Researchers at the Australian National University (ANU) in Canberra, have successfully created an ultralight, ultrathin alternative to conventional silicon solar cells using an unconventional technique—sticky tape. With a thickness of just over 0.5 nanometers, this single-atom layer of black phosphorus called phosphorene could be the metamaterial that the world of solar power has been waiting for.
How did they do it?
The ANU team adopted the “Scotch tape” technique used by Nobel Prize Winners Andre Geim and Konstantin Novoselov, who discovered graphene in 2004 by using sticky tape to remove single atom thick layers of carbon from pencil led. Inspired by the two Nobel laureates, researchers led by Dr. Yuerui (Larry) Lu, used sticky tape to carefully peel monolayers of phosphorene from black crystalline phosphorus.
Allotrope of Phosphorus
Phosphorene is the 2D allotrope of phosphorus. An allotrope is an alternative form of a chemical element within the same physical state. In the same way that the allotropes of carbon are diamond, graphite and graphene, phosphorene is the monolayer form of crystalline black phosphorus.
Unique Properties of Phosphorene
While phosphorene is very similar to graphene in structure, the two materials have very different electrical properties. A monolayer of phosphorene has an optical band gap of 1.75 eV, and can emit red light at a wavelength of 700 nm. The property that has brought much excitement to the scientific community is the ability to use thickness of the layers to fine tune its optical gap and light emitting properties.
Stacking multiple layers of phosphorene has the unique effect of reducing the optical gap and increasing the wavelength of light emitted. Stacking 5 layers of phosphorene is enough to lower the optical gap to 0.8 eV and reach an infrared wavelength of 1550 nm. This property has the added bonus of allowing the scientist to tell how many layers of phosphorene are present based on the color of the sample. Dr. Lu says that “this property has never been reported before in any other material.” In addition to being lightweight, flexible and thin, phosphorene outperform silicon as a semiconductor.
Thin Film Solar
Since phosphorene is a lightweight, ultrathin, p-type semiconductor it is a perfect candidate for thin-film solar cells. Conventional thin film solar cells are made by depositing one or more layers of photovoltaic material onto a plastic, glass or metal substrate. A typical sandwich may consist of an antireflection coating on top, an n-type “window” layer semiconductor, a p-type “absorber” layer semiconductor, an ohmic contact and a substrate.

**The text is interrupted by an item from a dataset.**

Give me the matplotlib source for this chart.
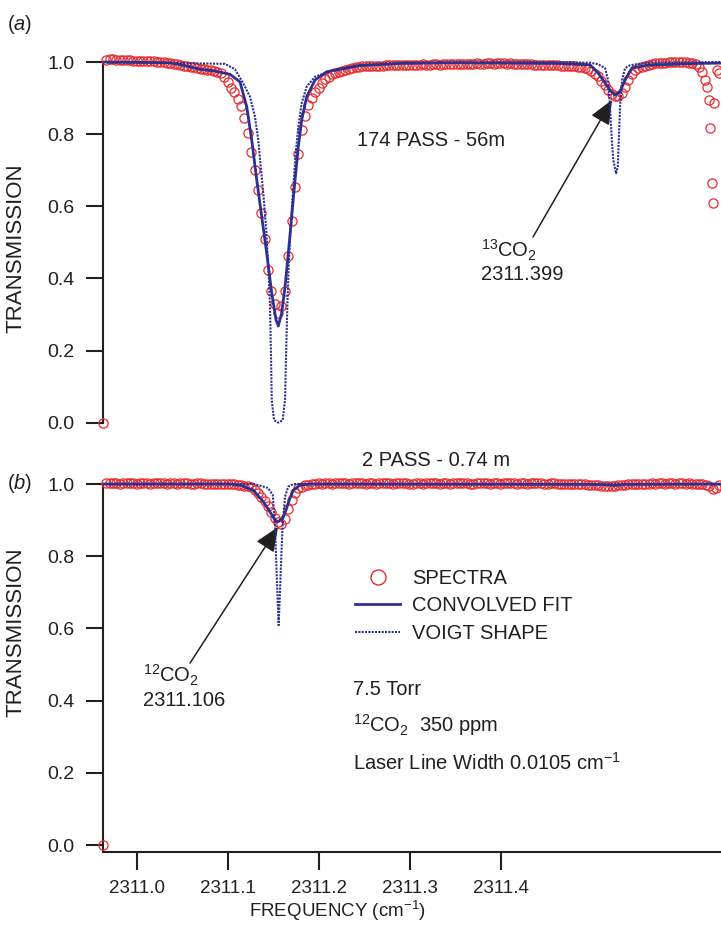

Depending on the materials, the order may be a little different, as with the amorphous silicon cells where the p-type semiconductor is placed on top. The layer-number dependent optical band gap of phosphorene would allow you to tailor different semiconducting layers to different spectrums of light. The resulting multijunction cell would be able to cover a broader spectrum of light without the use of exotic materials. Furthermore, the ordered structure of phosphorene makes it a superior charge carrier to conventional thin film solar materials like silicon—despite its infancy as a new material, lab scale phosphorene trilayer solar cells have already been reported with efficiencies of 18%.
Applications of Thin Film Solar
Thin film solar cells have the potential to revolutionize how solar power is gathered across the globe. Lightweight, flexible and semitransparent, they can be used in building photovoltaics, as a glazing material painted onto windows, or as rigid solar panels at photovoltaic power stations. Given enough time, phosphorene solar cells could one day supplant silicon as the semiconductor of choice for thin film solar cells.